» **Data extract**
[Begin]

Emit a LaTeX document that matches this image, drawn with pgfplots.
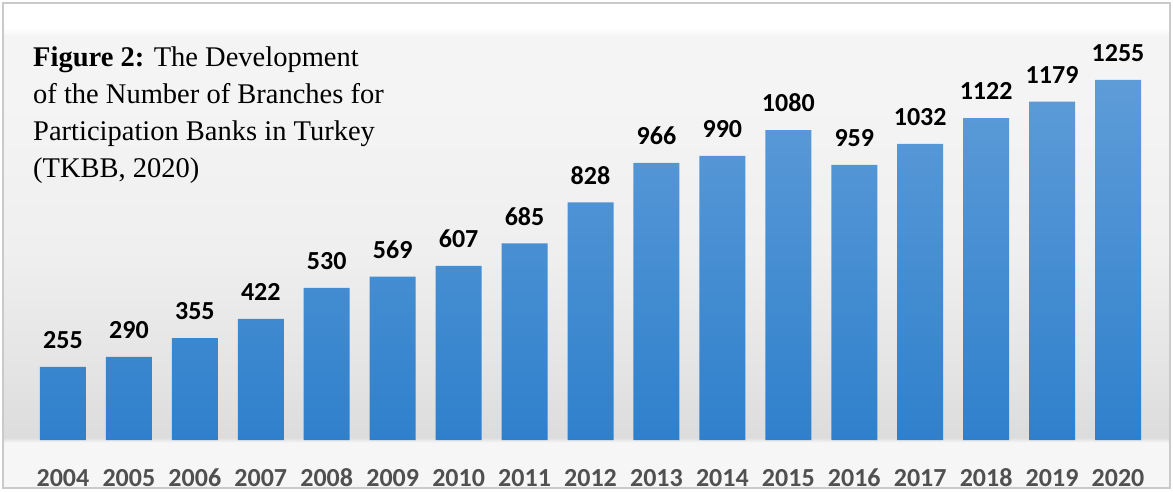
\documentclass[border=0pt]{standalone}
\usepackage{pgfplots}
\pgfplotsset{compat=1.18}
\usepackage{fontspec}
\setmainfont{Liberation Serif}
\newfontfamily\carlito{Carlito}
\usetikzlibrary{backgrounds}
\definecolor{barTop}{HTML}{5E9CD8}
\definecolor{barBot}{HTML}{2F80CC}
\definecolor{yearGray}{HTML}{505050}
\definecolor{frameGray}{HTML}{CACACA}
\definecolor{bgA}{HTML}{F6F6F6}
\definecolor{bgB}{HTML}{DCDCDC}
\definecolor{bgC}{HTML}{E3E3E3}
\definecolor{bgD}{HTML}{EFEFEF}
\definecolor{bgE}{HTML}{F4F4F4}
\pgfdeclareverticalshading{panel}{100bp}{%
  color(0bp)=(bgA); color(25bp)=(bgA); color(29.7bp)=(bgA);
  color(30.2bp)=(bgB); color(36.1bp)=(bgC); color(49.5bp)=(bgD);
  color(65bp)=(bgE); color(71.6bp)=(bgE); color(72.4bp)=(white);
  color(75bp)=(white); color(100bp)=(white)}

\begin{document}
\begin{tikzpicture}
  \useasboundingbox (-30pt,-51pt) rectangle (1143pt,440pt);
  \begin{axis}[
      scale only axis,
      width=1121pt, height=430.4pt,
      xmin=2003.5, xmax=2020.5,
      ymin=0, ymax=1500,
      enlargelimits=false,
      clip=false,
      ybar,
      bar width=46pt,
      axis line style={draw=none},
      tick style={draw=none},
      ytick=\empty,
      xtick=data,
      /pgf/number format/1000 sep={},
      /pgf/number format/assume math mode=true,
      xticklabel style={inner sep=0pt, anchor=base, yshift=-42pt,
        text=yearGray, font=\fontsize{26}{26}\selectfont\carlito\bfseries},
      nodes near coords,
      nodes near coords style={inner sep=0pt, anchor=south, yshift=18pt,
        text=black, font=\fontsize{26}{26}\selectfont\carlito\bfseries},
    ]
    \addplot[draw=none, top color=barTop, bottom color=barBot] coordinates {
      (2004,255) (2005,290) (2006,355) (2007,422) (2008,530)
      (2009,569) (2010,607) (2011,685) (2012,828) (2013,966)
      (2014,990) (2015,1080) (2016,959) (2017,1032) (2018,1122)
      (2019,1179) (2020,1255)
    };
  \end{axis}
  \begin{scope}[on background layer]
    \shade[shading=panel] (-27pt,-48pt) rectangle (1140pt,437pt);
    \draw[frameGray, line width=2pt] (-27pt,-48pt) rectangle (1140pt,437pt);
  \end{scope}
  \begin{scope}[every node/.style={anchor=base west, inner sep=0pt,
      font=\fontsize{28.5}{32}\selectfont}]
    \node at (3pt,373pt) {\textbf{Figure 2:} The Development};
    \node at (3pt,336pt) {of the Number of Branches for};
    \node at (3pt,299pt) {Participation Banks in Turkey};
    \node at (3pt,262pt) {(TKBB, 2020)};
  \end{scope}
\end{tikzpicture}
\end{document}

[End]
[Begin]

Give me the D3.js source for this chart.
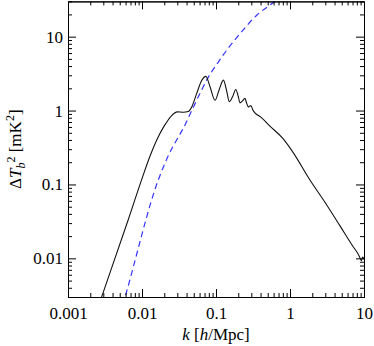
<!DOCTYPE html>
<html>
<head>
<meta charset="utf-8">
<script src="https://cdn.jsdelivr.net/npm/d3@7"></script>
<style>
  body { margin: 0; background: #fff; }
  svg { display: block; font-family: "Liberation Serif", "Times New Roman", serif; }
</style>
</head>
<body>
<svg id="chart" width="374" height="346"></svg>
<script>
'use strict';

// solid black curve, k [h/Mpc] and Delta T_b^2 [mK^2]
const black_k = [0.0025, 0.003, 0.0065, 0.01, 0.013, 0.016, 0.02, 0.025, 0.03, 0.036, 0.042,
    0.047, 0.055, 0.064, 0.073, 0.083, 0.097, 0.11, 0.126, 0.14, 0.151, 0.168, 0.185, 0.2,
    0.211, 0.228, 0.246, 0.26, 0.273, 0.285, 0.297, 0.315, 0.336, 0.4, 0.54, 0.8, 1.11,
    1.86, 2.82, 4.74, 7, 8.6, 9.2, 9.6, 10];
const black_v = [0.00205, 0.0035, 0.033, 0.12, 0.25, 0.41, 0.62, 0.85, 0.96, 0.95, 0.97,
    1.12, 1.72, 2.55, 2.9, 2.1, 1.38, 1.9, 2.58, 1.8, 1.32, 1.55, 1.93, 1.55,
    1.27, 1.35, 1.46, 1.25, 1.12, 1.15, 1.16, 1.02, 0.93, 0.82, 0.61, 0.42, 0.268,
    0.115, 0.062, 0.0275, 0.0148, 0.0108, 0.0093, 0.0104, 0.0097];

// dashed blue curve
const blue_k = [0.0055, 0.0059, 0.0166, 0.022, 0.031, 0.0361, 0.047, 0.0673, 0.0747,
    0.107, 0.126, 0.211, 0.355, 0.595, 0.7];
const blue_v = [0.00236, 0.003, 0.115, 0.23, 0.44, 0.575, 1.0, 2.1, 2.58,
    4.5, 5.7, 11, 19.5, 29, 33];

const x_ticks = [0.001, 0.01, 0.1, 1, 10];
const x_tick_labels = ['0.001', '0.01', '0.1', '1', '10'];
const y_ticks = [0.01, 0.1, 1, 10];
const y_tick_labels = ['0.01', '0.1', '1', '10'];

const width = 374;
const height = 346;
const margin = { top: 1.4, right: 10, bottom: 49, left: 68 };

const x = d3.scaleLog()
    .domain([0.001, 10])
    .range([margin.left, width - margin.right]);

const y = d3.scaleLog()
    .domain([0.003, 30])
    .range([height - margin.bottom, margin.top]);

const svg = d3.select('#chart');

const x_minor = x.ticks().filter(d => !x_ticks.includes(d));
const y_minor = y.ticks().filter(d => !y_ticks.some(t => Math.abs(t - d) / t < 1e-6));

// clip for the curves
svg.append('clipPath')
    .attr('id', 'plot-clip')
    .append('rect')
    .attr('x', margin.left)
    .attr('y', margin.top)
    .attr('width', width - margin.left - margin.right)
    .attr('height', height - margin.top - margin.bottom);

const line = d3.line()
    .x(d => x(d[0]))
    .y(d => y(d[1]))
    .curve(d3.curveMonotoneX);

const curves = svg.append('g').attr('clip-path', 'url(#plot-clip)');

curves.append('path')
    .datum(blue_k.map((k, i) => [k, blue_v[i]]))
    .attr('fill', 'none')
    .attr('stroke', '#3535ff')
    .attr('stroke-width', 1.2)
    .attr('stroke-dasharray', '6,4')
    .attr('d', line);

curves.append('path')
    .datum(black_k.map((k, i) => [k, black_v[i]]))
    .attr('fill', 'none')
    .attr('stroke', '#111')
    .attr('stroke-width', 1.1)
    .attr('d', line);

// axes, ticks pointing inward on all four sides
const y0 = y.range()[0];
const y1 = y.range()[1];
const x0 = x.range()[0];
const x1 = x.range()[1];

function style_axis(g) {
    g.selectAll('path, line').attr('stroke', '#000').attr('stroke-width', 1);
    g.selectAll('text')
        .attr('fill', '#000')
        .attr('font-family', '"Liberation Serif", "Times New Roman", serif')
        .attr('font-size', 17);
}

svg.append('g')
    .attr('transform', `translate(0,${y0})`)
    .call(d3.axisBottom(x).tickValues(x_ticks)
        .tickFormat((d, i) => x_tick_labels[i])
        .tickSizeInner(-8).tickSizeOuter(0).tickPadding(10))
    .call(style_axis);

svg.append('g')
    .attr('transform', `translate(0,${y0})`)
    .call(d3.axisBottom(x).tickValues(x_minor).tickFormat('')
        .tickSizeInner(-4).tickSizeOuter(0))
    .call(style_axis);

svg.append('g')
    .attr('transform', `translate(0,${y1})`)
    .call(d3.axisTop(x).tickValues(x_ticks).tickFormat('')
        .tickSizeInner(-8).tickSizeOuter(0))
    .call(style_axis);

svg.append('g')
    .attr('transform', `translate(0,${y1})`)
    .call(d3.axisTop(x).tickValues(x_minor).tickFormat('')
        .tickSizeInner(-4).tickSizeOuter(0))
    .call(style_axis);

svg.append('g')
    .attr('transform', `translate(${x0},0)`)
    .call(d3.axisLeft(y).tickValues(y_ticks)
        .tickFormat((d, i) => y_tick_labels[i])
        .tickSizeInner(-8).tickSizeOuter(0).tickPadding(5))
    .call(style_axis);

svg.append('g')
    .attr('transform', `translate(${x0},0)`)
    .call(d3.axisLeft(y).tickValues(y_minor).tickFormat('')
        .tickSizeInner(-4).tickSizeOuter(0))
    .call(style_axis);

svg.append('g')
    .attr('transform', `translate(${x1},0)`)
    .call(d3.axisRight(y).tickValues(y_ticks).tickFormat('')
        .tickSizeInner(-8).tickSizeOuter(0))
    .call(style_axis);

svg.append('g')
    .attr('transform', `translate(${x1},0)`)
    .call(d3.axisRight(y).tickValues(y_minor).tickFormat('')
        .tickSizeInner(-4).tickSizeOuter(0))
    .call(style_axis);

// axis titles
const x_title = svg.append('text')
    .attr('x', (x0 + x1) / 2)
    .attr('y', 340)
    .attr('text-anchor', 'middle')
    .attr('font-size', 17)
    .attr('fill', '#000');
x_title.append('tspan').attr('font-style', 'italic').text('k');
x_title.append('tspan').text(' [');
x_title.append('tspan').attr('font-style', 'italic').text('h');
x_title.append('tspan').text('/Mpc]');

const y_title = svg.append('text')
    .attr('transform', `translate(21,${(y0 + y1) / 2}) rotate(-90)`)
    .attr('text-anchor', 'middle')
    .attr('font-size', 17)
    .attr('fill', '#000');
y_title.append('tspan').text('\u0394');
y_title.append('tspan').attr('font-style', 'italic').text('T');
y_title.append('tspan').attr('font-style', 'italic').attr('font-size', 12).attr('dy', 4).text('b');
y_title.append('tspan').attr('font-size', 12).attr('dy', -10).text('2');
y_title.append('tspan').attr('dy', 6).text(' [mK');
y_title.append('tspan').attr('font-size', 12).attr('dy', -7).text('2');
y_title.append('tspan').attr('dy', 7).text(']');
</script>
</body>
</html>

[End]
[Begin]

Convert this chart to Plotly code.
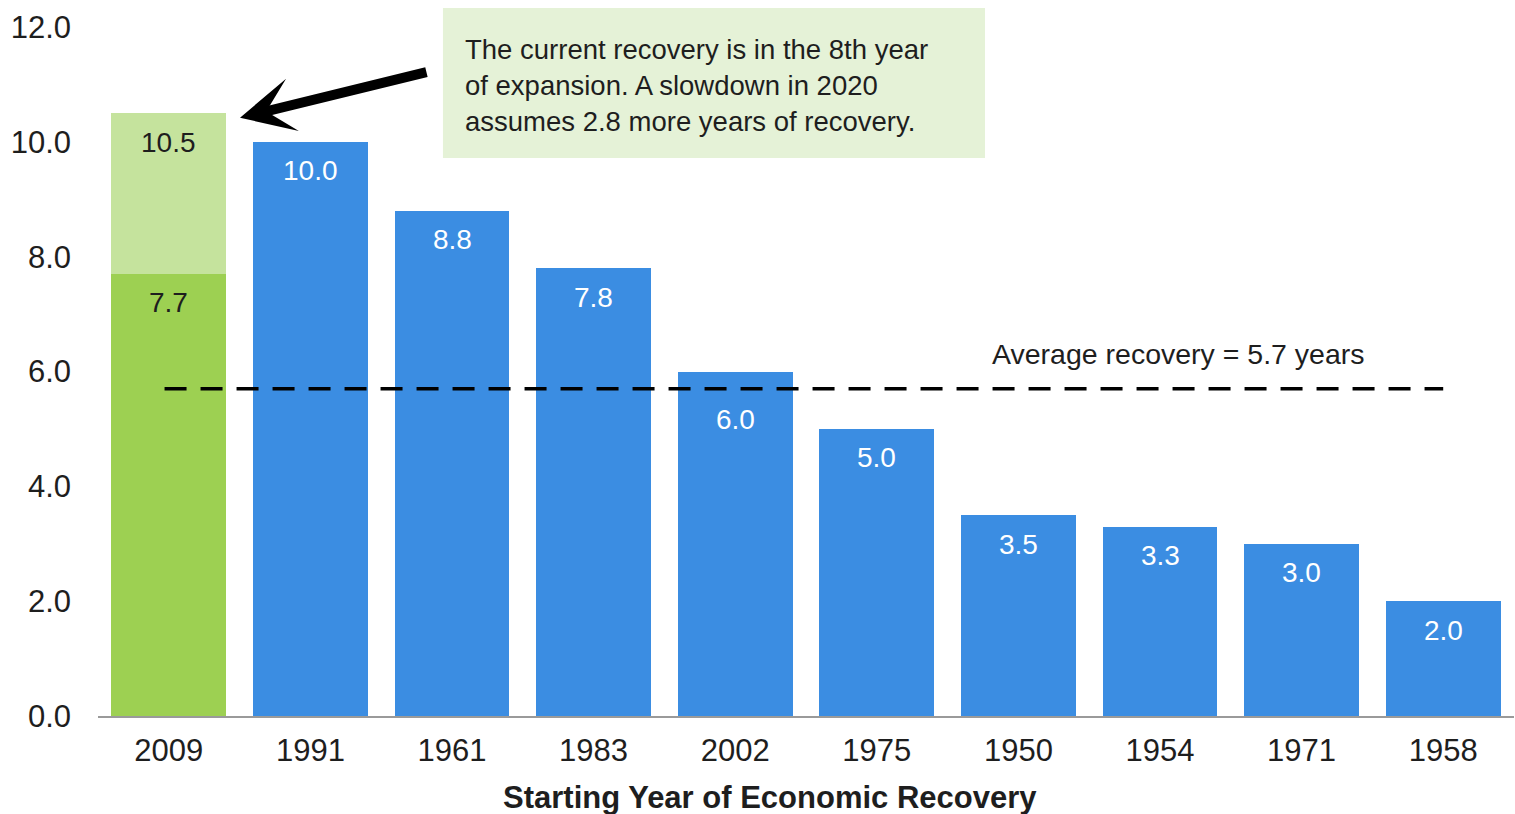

[End]

» **The exercise**
Your task is to quote, unchanged, only the lines from the line bearing "Give me the D3.js source for this chart." through the line bearing "const svg = d3.select('#chart');"; the pictures are not part of the copy.

» **Correct output**
Give me the D3.js source for this chart.
<!DOCTYPE html>
<html>
<head>
<meta charset="utf-8">
<script src="https://cdn.jsdelivr.net/npm/d3@7"></script>
<style>
  body { margin: 0; background: #fff; }
  svg { display: block; font-family: "Liberation Serif", "Times New Roman", serif; }
</style>
</head>
<body>
<svg id="chart" width="374" height="346"></svg>
<script>
'use strict';

// solid black curve, k [h/Mpc] and Delta T_b^2 [mK^2]
const black_k = [0.0025, 0.003, 0.0065, 0.01, 0.013, 0.016, 0.02, 0.025, 0.03, 0.036, 0.042,
    0.047, 0.055, 0.064, 0.073, 0.083, 0.097, 0.11, 0.126, 0.14, 0.151, 0.168, 0.185, 0.2,
    0.211, 0.228, 0.246, 0.26, 0.273, 0.285, 0.297, 0.315, 0.336, 0.4, 0.54, 0.8, 1.11,
    1.86, 2.82, 4.74, 7, 8.6, 9.2, 9.6, 10];
const black_v = [0.00205, 0.0035, 0.033, 0.12, 0.25, 0.41, 0.62, 0.85, 0.96, 0.95, 0.97,
    1.12, 1.72, 2.55, 2.9, 2.1, 1.38, 1.9, 2.58, 1.8, 1.32, 1.55, 1.93, 1.55,
    1.27, 1.35, 1.46, 1.25, 1.12, 1.15, 1.16, 1.02, 0.93, 0.82, 0.61, 0.42, 0.268,
    0.115, 0.062, 0.0275, 0.0148, 0.0108, 0.0093, 0.0104, 0.0097];

// dashed blue curve
const blue_k = [0.0055, 0.0059, 0.0166, 0.022, 0.031, 0.0361, 0.047, 0.0673, 0.0747,
    0.107, 0.126, 0.211, 0.355, 0.595, 0.7];
const blue_v = [0.00236, 0.003, 0.115, 0.23, 0.44, 0.575, 1.0, 2.1, 2.58,
    4.5, 5.7, 11, 19.5, 29, 33];

const x_ticks = [0.001, 0.01, 0.1, 1, 10];
const x_tick_labels = ['0.001', '0.01', '0.1', '1', '10'];
const y_ticks = [0.01, 0.1, 1, 10];
const y_tick_labels = ['0.01', '0.1', '1', '10'];

const width = 374;
const height = 346;
const margin = { top: 1.4, right: 10, bottom: 49, left: 68 };

const x = d3.scaleLog()
    .domain([0.001, 10])
    .range([margin.left, width - margin.right]);

const y = d3.scaleLog()
    .domain([0.003, 30])
    .range([height - margin.bottom, margin.top]);

const svg = d3.select('#chart');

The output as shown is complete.